This time around, US housing is unlikely to threaten the entire global financial system. Having said that, housing will still be a major source of financial pain for consumers, businesses and markets in the months ahead.
Ready to drop
As the chart above shows, from an affordability perspective, today’s house prices are far higher than those of 15 years ago and must fall. The indicator we use for prices, which show price to income ratios for existing buyers, is higher than in 2007-8 which is scary.
The temptation is to see that as a harbinger for a deeper correction - say 25 per cent - that would scare current owners, halt new buying and selling, and curb spending across the board. My feeling however is that inflation will do much of the heavy lifting over the next few years. As prices and wages across the economy rise due to higher than usual inflation, the real fall in value may make up much of the difference and keep the need for this sort of big nominal slide in house prices more limited.
That’s the good news.
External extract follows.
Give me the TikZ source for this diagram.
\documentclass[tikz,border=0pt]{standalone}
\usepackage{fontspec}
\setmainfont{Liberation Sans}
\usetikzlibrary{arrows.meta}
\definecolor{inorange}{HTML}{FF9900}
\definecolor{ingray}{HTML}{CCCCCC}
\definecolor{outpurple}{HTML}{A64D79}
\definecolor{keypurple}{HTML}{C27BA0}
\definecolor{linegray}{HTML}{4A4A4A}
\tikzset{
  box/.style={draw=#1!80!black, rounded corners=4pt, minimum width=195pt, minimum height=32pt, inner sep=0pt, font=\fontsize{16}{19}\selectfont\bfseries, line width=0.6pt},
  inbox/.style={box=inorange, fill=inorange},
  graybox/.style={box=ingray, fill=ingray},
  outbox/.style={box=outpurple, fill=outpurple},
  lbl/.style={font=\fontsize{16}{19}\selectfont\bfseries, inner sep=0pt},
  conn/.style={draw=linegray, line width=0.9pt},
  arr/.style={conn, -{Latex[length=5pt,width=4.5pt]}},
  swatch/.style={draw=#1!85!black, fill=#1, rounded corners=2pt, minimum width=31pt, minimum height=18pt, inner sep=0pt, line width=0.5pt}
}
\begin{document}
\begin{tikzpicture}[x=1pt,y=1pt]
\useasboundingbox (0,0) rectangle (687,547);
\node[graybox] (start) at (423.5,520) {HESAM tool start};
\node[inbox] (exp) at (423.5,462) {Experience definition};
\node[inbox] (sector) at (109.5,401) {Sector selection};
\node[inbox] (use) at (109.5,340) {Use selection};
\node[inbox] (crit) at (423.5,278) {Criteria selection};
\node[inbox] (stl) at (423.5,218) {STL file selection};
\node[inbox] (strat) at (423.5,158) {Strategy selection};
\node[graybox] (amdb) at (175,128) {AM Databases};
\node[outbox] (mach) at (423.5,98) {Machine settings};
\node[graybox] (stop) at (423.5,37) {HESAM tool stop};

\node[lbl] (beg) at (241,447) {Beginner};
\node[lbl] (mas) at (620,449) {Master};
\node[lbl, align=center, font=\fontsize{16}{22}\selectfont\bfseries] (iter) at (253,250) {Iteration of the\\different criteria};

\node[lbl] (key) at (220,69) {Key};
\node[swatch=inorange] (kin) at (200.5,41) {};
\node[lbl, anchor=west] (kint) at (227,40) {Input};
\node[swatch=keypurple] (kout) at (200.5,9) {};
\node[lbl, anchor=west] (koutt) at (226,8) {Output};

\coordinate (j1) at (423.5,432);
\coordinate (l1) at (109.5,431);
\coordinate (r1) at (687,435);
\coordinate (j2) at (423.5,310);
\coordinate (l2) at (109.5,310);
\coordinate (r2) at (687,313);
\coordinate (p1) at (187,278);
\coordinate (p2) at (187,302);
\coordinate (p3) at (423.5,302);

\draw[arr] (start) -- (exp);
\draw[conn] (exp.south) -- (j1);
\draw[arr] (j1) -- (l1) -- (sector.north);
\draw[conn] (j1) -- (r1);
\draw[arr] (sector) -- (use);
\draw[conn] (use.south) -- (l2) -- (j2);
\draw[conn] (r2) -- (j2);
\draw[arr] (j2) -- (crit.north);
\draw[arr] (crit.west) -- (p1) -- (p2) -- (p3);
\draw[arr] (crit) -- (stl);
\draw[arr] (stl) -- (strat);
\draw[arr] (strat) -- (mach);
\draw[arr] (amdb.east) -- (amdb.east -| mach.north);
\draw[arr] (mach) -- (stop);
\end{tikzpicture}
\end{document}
The bad news is that the impact on consumer spending is likely to be substantial. There are two elements to housing that people underestimate - the first is the mortgage payments, which for new buyers will rise sharply. The second is how rich you feel as a result of the value of your home and, as a result, how much you spend. There’s not much feel-good factor in an environment of rising consumer prices and sluggish or negative house price growth.
Middle-class America will feel the squeeze
The profile and situation of borrowers is also different this time. In 2005-6, as much as 25 percent of all mortgages in the US were adjustable rates (ARM). This time that number is about three per cent. Average credit scores of housing borrowers are much better too - at FICO scores of around 700, most borrowers are in “prime” and “super prime” territory unlike the “sub-prime” crisis of 2008/2009.
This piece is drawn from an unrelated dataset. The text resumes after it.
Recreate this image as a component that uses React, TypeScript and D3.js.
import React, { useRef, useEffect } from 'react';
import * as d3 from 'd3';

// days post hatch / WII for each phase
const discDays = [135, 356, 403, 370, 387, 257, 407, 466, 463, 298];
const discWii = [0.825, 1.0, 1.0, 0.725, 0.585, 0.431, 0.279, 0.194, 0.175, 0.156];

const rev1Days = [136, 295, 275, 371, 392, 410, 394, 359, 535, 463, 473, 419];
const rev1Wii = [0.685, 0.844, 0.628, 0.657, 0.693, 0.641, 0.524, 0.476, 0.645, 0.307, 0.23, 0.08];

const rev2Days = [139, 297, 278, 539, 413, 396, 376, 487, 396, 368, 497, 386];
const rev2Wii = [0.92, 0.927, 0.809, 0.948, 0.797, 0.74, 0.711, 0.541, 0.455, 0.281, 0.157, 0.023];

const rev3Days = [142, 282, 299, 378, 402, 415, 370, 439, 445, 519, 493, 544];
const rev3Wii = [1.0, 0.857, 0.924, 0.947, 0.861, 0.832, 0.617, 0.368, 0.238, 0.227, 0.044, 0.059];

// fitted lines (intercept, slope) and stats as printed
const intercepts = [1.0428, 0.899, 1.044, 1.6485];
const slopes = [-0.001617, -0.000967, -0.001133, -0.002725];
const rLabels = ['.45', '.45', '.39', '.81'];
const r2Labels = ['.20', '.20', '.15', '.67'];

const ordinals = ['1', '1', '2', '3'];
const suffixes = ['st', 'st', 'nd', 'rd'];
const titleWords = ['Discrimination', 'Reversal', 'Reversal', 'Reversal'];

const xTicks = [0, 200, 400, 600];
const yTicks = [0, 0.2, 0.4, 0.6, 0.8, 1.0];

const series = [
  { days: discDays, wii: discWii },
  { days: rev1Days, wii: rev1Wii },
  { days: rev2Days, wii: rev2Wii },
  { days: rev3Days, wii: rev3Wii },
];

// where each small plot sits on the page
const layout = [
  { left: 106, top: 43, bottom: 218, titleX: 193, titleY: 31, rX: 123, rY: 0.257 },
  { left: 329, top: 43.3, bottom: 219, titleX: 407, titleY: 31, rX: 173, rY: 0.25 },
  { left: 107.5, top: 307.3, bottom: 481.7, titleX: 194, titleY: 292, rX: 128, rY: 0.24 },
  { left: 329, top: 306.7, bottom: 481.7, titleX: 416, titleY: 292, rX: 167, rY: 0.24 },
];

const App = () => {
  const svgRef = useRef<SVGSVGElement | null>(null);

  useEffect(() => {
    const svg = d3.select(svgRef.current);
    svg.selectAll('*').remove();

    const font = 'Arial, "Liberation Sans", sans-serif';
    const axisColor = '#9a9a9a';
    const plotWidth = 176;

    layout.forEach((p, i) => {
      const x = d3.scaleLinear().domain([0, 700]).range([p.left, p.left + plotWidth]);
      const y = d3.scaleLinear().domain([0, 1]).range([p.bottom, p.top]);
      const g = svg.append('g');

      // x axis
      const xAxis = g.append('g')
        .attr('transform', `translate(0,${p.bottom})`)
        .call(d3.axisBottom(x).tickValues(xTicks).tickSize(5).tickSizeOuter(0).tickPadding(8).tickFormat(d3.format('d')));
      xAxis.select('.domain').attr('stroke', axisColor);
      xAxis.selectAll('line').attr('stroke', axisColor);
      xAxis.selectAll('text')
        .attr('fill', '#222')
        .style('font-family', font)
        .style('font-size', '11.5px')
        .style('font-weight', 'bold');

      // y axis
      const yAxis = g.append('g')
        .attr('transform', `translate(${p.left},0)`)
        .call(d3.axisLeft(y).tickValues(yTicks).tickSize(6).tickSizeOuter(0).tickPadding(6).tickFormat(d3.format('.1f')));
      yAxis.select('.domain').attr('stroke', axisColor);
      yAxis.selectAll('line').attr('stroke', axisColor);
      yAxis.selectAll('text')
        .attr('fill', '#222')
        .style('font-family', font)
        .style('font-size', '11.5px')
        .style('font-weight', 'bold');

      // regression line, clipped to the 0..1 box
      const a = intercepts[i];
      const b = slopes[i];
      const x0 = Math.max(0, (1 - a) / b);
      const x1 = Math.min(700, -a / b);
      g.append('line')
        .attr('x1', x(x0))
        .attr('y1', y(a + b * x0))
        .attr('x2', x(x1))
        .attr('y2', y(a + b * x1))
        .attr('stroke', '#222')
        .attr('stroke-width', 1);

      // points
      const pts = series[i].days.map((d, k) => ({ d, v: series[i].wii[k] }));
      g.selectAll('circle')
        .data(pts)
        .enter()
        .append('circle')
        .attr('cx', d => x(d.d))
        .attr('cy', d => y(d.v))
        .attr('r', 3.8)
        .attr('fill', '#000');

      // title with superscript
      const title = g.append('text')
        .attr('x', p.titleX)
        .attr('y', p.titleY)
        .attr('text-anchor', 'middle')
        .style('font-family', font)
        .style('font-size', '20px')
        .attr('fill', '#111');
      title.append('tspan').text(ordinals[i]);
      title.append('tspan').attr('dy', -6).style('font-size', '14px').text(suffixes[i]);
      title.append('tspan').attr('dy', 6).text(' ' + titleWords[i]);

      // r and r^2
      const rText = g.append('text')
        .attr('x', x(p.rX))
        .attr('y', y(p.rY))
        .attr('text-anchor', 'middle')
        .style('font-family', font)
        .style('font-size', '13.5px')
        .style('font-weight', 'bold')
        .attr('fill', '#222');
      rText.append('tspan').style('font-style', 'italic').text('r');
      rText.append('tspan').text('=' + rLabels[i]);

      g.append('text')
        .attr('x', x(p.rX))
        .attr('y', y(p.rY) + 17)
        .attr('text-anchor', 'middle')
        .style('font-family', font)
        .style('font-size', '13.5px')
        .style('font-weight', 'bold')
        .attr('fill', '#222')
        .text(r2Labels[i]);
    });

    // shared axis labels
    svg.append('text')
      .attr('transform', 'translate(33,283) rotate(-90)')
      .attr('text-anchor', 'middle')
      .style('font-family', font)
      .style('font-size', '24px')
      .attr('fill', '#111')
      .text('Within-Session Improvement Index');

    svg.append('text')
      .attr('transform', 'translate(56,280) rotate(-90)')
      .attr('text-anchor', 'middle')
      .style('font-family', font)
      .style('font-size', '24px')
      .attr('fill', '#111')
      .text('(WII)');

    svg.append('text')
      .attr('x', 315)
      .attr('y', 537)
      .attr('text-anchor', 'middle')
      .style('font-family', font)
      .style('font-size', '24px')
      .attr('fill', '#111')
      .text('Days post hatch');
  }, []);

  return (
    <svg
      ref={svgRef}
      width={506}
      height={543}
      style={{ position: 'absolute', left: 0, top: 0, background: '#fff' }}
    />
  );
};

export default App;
That should make the financial system more robust. But it tells us something else about the nature of what is coming. The first-time buyers who get squeezed this time will not be the struggling working class, drawn into buying homes on already tight budgets. Rather it is middle America, with good jobs and shrinking disposable incomes that will take this round of pain. This will get worse as unemployment starts to rise as intended by the Federal Reserve.
Painful, but not systemic
There is one positive to take from this week’s chart. The debt payments being borne by households in general are far lower as a percentage of disposable income than they were going into the 2008 crash. Safeguards put in place by financial sector regulators globally have included much tougher controls on the volume of risk taken by banks who themselves are much better capitalized than what they were in the Global Financial Crisis.
Likewise, the shock of the sub-prime crisis in the US has played a role in keeping Americans more cautious about the risk they take on. In 2006, debt as a percentage of income was around 135 per cent. This time it is 30-40 points lower. Fundamentally, people are less stretched and should be better able to deal with what is coming.
This shakeout therefore will not be like the one we witnessed 15 years ago. The correction will hit consumer spending but not the system as a whole. That will be little comfort to those feeling squeezed by high inflation, higher mortgage payments and the feeling that they are far less secure now than they were a year ago. But it means what is at stake is the depth of the recession rather than the financial system itself.